The view from the tower is one of my dearest and best. I am allowed to walk to the end of the road for a look at the illuminated chicken, in the dark, on the promise that I won’t go up on the cliffs at this time of night. I am 52.
Sunday morning: I meet Best Friend for coffee. Best Friend is a very talented, though no longer practising, artist. We talk about the best-known work: Michael Sailstorfer’s Folkestone Digs. News of this had reached me on holiday in the forests of Sweden, with several friends emailing, texting and tweeting that Folkestone was full of people digging for gold.
We agree that it’s fun, bringing optimism and life to the Outer Harbour. I admire her suggestion that all the digging should be filmed on timelaspse camera and then put on two minutes of video to the Benny Hill theme.
Her shop in the Old High Street is next door to Andy Goldsworthy’s Clay Window and Clay Steps. She’s watched its progress with fascination. I meet 17 and 78, who look into Georges House Gallery and its tiny 3D printed figures and chorus ‘Ooh no!’ at the idea of being scanned and turned into teeny statuettes like The Luckiest Place on Earth.
We walk to Payers Park and I read aloud from the brochure about the ‘series of open-ended invitations to visitors to occupy and appropriate structures.’
‘Like that,’ notes 17, nodding at a woman changing a nappy on the grass. ‘It’s a nice place,’ 78 says. ‘Bit steep but good for you.’
At Something & Son’s Amusefood , 78 is enchanted and spends a long time talking to the attendant. The aim to produce fish, chips and mushy peas aeroponically is a response to the twin evils of obesity and food scarcity.
17 and I have talked about this very subject on the train, as it’s part of her A Level Geography course; she hadn’t known we’d visit this. She’s initially excited, then disappointed at the small scale, then saddened by trying to work out on what a huge level this would need to be to produce a meal on demand. It’s made her think.
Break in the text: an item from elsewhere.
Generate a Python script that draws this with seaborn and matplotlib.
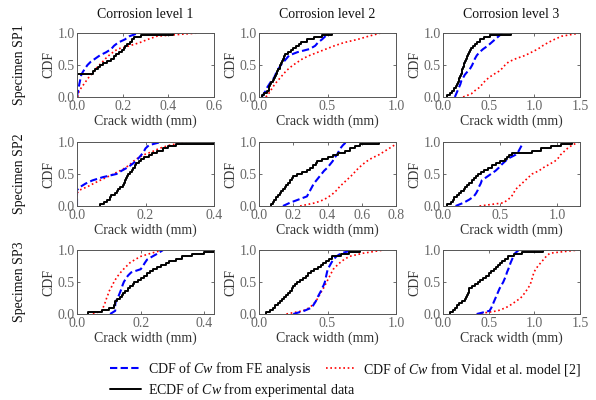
import matplotlib
matplotlib.use("Agg")
import matplotlib.pyplot as plt
from matplotlib.lines import Line2D
from matplotlib.ticker import FormatStrFormatter
import seaborn as sns

# CDF levels at which the model curves (FE / Vidal) were read
P = [0, 0.05, 0.1, 0.15, 0.2, 0.25, 0.3, 0.35, 0.4, 0.45, 0.5,
     0.55, 0.6, 0.65, 0.7, 0.75, 0.8, 0.85, 0.9, 0.95, 1.0]

# ---------- Specimen SP1 ----------
sp1_l1_exp = [0, 0, 0, 0, 0, 0, 0, 0, 0, 0, 0, 0.072, 0.08, 0.09, 0.10, 0.115, 0.13, 0.15,
              0.16, 0.17, 0.185, 0.195, 0.205, 0.21, 0.22, 0.23, 0.24, 0.25, 0.28, 0.42]
sp1_l1_fe = [0.0, 0.002, 0.005, 0.008, 0.01, 0.013, 0.016, 0.019, 0.027, 0.036, 0.046,
             0.06, 0.08, 0.10, 0.128, 0.15, 0.162, 0.18, 0.21, 0.23, 0.27]
sp1_l1_vidal = [0.003, 0.006, 0.01, 0.02, 0.03, 0.04, 0.05, 0.062, 0.074, 0.085, 0.098,
                0.112, 0.125, 0.14, 0.158, 0.178, 0.23, 0.275, 0.31, 0.35, 0.53]

sp1_l2_exp = [0.02, 0.04, 0.06, 0.07, 0.075, 0.08, 0.09, 0.10, 0.11, 0.115, 0.125, 0.13,
              0.14, 0.15, 0.155, 0.16, 0.17, 0.175, 0.185, 0.19, 0.21, 0.23, 0.25, 0.27,
              0.29, 0.31, 0.35, 0.40, 0.46, 0.53]
sp1_l2_fe = [0.02, 0.035, 0.05, 0.06, 0.075, 0.09, 0.11, 0.12, 0.13, 0.145, 0.16,
             0.18, 0.20, 0.22, 0.28, 0.37, 0.41, 0.43, 0.46, 0.485, 0.51]
sp1_l2_vidal = [0.05, 0.07, 0.085, 0.10, 0.115, 0.135, 0.155, 0.175, 0.195, 0.22, 0.25,
                0.285, 0.32, 0.37, 0.43, 0.49, 0.55, 0.62, 0.72, 0.80, 0.89]

sp1_l3_exp = [0.04, 0.08, 0.10, 0.12, 0.14, 0.15, 0.16, 0.17, 0.18, 0.19, 0.20, 0.205,
              0.21, 0.22, 0.225, 0.235, 0.245, 0.255, 0.265, 0.275, 0.285, 0.30, 0.31,
              0.33, 0.35, 0.37, 0.40, 0.45, 0.51, 0.74]
sp1_l3_fe = [0.13, 0.145, 0.16, 0.175, 0.19, 0.20, 0.22, 0.24, 0.27, 0.30, 0.32,
             0.335, 0.35, 0.37, 0.40, 0.44, 0.49, 0.53, 0.57, 0.61, 0.65]
sp1_l3_vidal = [0.22, 0.31, 0.35, 0.40, 0.43, 0.46, 0.50, 0.55, 0.61, 0.65, 0.68,
                0.72, 0.80, 0.90, 0.97, 1.04, 1.09, 1.15, 1.22, 1.30, 1.50]

# ---------- Specimen SP2 ----------
sp2_l1_exp = [0.067, 0.08, 0.087, 0.095, 0.10, 0.11, 0.116, 0.12, 0.125, 0.135, 0.137,
              0.14, 0.142, 0.145, 0.15, 0.155, 0.16, 0.164, 0.168, 0.172, 0.18, 0.186,
              0.195, 0.21, 0.22, 0.235, 0.25, 0.265, 0.29, 0.40]
sp2_l1_fe = [0, 0, 0, 0, 0, 0, 0.01, 0.025, 0.045, 0.075, 0.115,
             0.13, 0.147, 0.16, 0.172, 0.18, 0.188, 0.195, 0.20, 0.21, 0.245]
sp2_l1_vidal = [0, 0, 0, 0, 0, 0.008, 0.03, 0.048, 0.067, 0.087, 0.106,
                0.125, 0.142, 0.155, 0.165, 0.178, 0.195, 0.22, 0.24, 0.27, 0.32]

sp2_l2_exp = [0.07, 0.08, 0.09, 0.10, 0.11, 0.12, 0.13, 0.14, 0.15, 0.16, 0.17, 0.18,
              0.19, 0.20, 0.22, 0.25, 0.28, 0.30, 0.315, 0.33, 0.34, 0.37, 0.40, 0.43,
              0.46, 0.50, 0.53, 0.56, 0.59, 0.70]
sp2_l2_fe = [0.14, 0.18, 0.23, 0.28, 0.29, 0.30, 0.31, 0.32, 0.335, 0.35, 0.365,
             0.38, 0.40, 0.415, 0.43, 0.44, 0.455, 0.465, 0.475, 0.49, 0.51]
sp2_l2_vidal = [0.24, 0.33, 0.38, 0.41, 0.435, 0.455, 0.47, 0.49, 0.51, 0.53, 0.55,
                0.565, 0.585, 0.605, 0.63, 0.66, 0.70, 0.73, 0.76, 0.79, 0.81]

sp2_l3_exp = [0.035, 0.07, 0.09, 0.10, 0.12, 0.14, 0.16, 0.18, 0.19, 0.21, 0.23, 0.25,
              0.27, 0.29, 0.31, 0.33, 0.36, 0.39, 0.43, 0.46, 0.50, 0.54, 0.56, 0.58,
              0.60, 0.78, 0.86, 0.95, 1.03, 1.13]
sp2_l3_fe = [0.11, 0.18, 0.23, 0.27, 0.29, 0.305, 0.315, 0.33, 0.34, 0.38, 0.42,
             0.46, 0.49, 0.515, 0.545, 0.58, 0.635, 0.66, 0.675, 0.69, 0.70]
sp2_l3_vidal = [0.32, 0.53, 0.57, 0.60, 0.62, 0.63, 0.66, 0.69, 0.72, 0.75, 0.78,
                0.84, 0.88, 0.93, 0.98, 1.01, 1.03, 1.06, 1.09, 1.13, 1.19]

# ---------- Specimen SP3 ----------
sp3_l1_exp = [0.036, 0.08, 0.10, 0.115, 0.12, 0.12, 0.125, 0.135, 0.14, 0.145, 0.15,
              0.16, 0.165, 0.175, 0.18, 0.19, 0.20, 0.21, 0.22, 0.23, 0.24, 0.25,
              0.265, 0.28, 0.29, 0.31, 0.33, 0.36, 0.40, 0.43]
sp3_l1_fe = [0.104, 0.12, 0.12, 0.12, 0.122, 0.128, 0.132, 0.136, 0.14, 0.143, 0.147,
             0.153, 0.16, 0.17, 0.20, 0.207, 0.213, 0.22, 0.237, 0.255, 0.27]
sp3_l1_vidal = [0.05, 0.078, 0.082, 0.086, 0.09, 0.093, 0.097, 0.10, 0.106, 0.111, 0.116,
                0.122, 0.129, 0.137, 0.146, 0.156, 0.166, 0.182, 0.20, 0.233, 0.27]

sp3_l2_exp = [0.05, 0.08, 0.10, 0.12, 0.14, 0.155, 0.17, 0.18, 0.195, 0.21, 0.225, 0.24,
              0.25, 0.26, 0.28, 0.30, 0.32, 0.34, 0.36, 0.38, 0.40, 0.43, 0.45, 0.47,
              0.49, 0.51, 0.53, 0.60, 0.66, 0.74]
sp3_l2_fe = [0.25, 0.33, 0.385, 0.40, 0.415, 0.425, 0.437, 0.45, 0.46, 0.472, 0.481,
             0.486, 0.491, 0.496, 0.502, 0.515, 0.528, 0.542, 0.565, 0.60, 0.69]
sp3_l2_vidal = [0.20, 0.32, 0.37, 0.395, 0.415, 0.43, 0.443, 0.456, 0.47, 0.482, 0.494,
                0.506, 0.518, 0.53, 0.542, 0.565, 0.59, 0.62, 0.66, 0.76, 0.91]

sp3_l3_exp = [0.08, 0.11, 0.13, 0.15, 0.18, 0.21, 0.24, 0.25, 0.26, 0.27, 0.28, 0.29,
              0.32, 0.35, 0.38, 0.41, 0.44, 0.47, 0.50, 0.53, 0.56, 0.58, 0.60, 0.62,
              0.65, 0.68, 0.71, 0.78, 0.86, 1.10]
sp3_l3_fe = [0.37, 0.51, 0.53, 0.545, 0.56, 0.575, 0.59, 0.605, 0.62, 0.64, 0.66,
             0.675, 0.69, 0.70, 0.715, 0.728, 0.74, 0.755, 0.77, 0.79, 0.83]
sp3_l3_vidal = [0.37, 0.60, 0.69, 0.75, 0.80, 0.85, 0.88, 0.905, 0.93, 0.95, 0.965,
                0.975, 0.985, 0.995, 1.015, 1.04, 1.07, 1.10, 1.13, 1.17, 1.48]

# axis settings per panel
xlims = [[0.6, 1.0, 1.5], [0.4, 0.8, 1.2], [0.43, 1.0, 1.5]]
xtick_sets = [[[0, 0.2, 0.4, 0.6], [0, 0.5, 1.0], [0, 0.5, 1.0, 1.5]],
              [[0, 0.2, 0.4], [0, 0.2, 0.4, 0.6, 0.8], [0, 0.5, 1.0]],
              [[0, 0.2, 0.4], [0, 0.5, 1.0], [0, 0.5, 1.0, 1.5]]]
col_titles = ["Corrosion level 1", "Corrosion level 2", "Corrosion level 3"]
row_titles = ["Specimen SP1", "Specimen SP2", "Specimen SP3"]
lbl_fe = "CDF of $\\mathit{Cw}$ from FE analysis"
lbl_vidal = "CDF of $\\mathit{Cw}$ from Vidal et al. model [2]"
lbl_exp = "ECDF of $\\mathit{Cw}$ from experimental data"

exp_data = [[sp1_l1_exp, sp1_l2_exp, sp1_l3_exp],
            [sp2_l1_exp, sp2_l2_exp, sp2_l3_exp],
            [sp3_l1_exp, sp3_l2_exp, sp3_l3_exp]]
fe_data = [[sp1_l1_fe, sp1_l2_fe, sp1_l3_fe],
           [sp2_l1_fe, sp2_l2_fe, sp2_l3_fe],
           [sp3_l1_fe, sp3_l2_fe, sp3_l3_fe]]
vidal_data = [[sp1_l1_vidal, sp1_l2_vidal, sp1_l3_vidal],
              [sp2_l1_vidal, sp2_l2_vidal, sp2_l3_vidal],
              [sp3_l1_vidal, sp3_l2_vidal, sp3_l3_vidal]]

sns.set_style("ticks")
plt.rcParams["font.family"] = ["Liberation Serif", "DejaVu Serif"]
plt.rcParams["mathtext.fontset"] = "custom"
plt.rcParams["mathtext.rm"] = "Liberation Serif"
plt.rcParams["mathtext.it"] = "Liberation Serif:italic"

W, H = 596, 400
fig = plt.figure(figsize=(W / 100, H / 100), dpi=100)
lefts = [77, 259, 443]
tops = [33, 142, 250]
aw, ah = 137, 64

spine_c = "#555555"
text_c = "#333333"
fe_style = dict(color="#0000ff", lw=1.5, linestyle=(0, (3.5, 1.6)))
vidal_style = dict(color="#ff0000", lw=1.2, linestyle=(0, (1, 1.6)))
exp_style = dict(color="black", lw=1.4)

for i in range(3):
    for j in range(3):
        ax = fig.add_axes([lefts[j] / W, 1 - (tops[i] + ah) / H, aw / W, ah / H])
        sns.lineplot(x=vidal_data[i][j], y=P, ax=ax, estimator=None, sort=False,
                     legend=False, **vidal_style)
        sns.lineplot(x=fe_data[i][j], y=P, ax=ax, estimator=None, sort=False,
                     legend=False, **fe_style)
        sns.ecdfplot(x=exp_data[i][j], ax=ax, **exp_style)
        ax.set_xlim(0, xlims[i][j])
        ax.set_ylim(0, 1)
        ax.set_xticks(xtick_sets[i][j])
        ax.set_yticks([0, 0.5, 1.0])
        ax.xaxis.set_major_formatter(FormatStrFormatter("%.1f"))
        ax.yaxis.set_major_formatter(FormatStrFormatter("%.1f"))
        ax.tick_params(direction="in", length=2.5, width=0.6, top=True, right=True,
                       labelsize=10, color=spine_c, labelcolor="#666666")
        ax.tick_params(axis="x", pad=2)
        ax.tick_params(axis="y", pad=1.5)
        for s in ax.spines.values():
            s.set_color(spine_c)
            s.set_linewidth(0.7)
        ax.set_xlabel("Crack width (mm)", fontsize=10, labelpad=1.5, color=text_c)
        ax.set_ylabel("CDF", fontsize=10, labelpad=2, color=text_c)

for j in range(3):
    fig.text((lefts[j] + aw / 2) / W, 1 - 15 / H, col_titles[j], ha="center",
             va="center", fontsize=10, color="#111111")
for i in range(3):
    fig.text(20 / W, 1 - (tops[i] + ah / 2) / H, row_titles[i], rotation=90,
             ha="center", va="center", fontsize=10, color="#111111")

h_fe = Line2D([], [], **fe_style)
h_vidal = Line2D([], [], **vidal_style)
h_exp = Line2D([], [], **exp_style)
leg_kw = dict(frameon=False, fontsize=10, handlelength=2.2, handletextpad=0.5,
              borderpad=0, borderaxespad=0, loc="center left", labelcolor="#111111")
fig.legend([h_fe, h_vidal], [lbl_fe, lbl_vidal], ncol=2, columnspacing=1.05,
           bbox_to_anchor=(110 / W, 1 - 369 / H), **leg_kw)
fig.legend([h_exp], [lbl_exp], bbox_to_anchor=(110 / W, 1 - 390 / H), **leg_kw)

fig.savefig("out.png", dpi=100)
A look at Clay Steps meets with hisses and mutterings about modern art from 17 and frank confusion from 78. Both are reluctant to enter the thick darkness of the shop interior, and then:
‘Oh! It’s so beautiful!’ 17 is impressed by Clay Window. 78 has a nice chat to the attendant about ‘her’ Whithervane.
Off to Electrified Line. It made an unexpected impact on me. I’m saving that for a separate post after I’ve gone back for another visit. 78 notes that she wouldn’t have gone up it if I hadn’t made her and she’s glad that she did: you can see the posh people having their lunch at Rocksalt and it’s the closest she’ll ever get to it.
We walk to the harbour and stop to stare up at Alex Hartley’s Vigil, eventually rewarded by a wave from the tiny, tiny hand of Em Peasgood. Please, please read her blog post here, from Saturday 6 September. One of the most moving and inspiring things I have ever read. What a truly brave woman.
17 has recently given up climbing after four years and is reluctant to engage with Vigil in any way. 78 is again frankly bemused. After a cup of tea at the Station Cafe – top hospitality there – we walk along the old platforms, reminiscing about the ferries. Tim Etchell’s Why is the Place is pronounced ‘very nice’ though it would look better if the railway line were weeded.
I am FURIOUS that the pilot station has been demolished and the only way I can see the work as it was installed is in the brochure. I hope it’s one of the works that becomes permanent but suspect the likelihood of vandalism will rule that out.
We walk along the Harbour arm towards Ian Hamilton Finlay’s Weather is a Third to Place and Time. I regret the silencing of the foghorn, which would have been a wonderfully mournful soundtrack on such a misty day. 78 says no, because it used to keep her awake. All three of us look through the telescope, in separate admiration.
There are faded knitted poppies along the rusting handrails. ‘I wonder if Prince Harry came along her,’ says 78. ‘He should of done.’
I have a five-minute dig for gold (nope) under the distant disapproving eye of 17. Then home to London but I can’t wait to come back.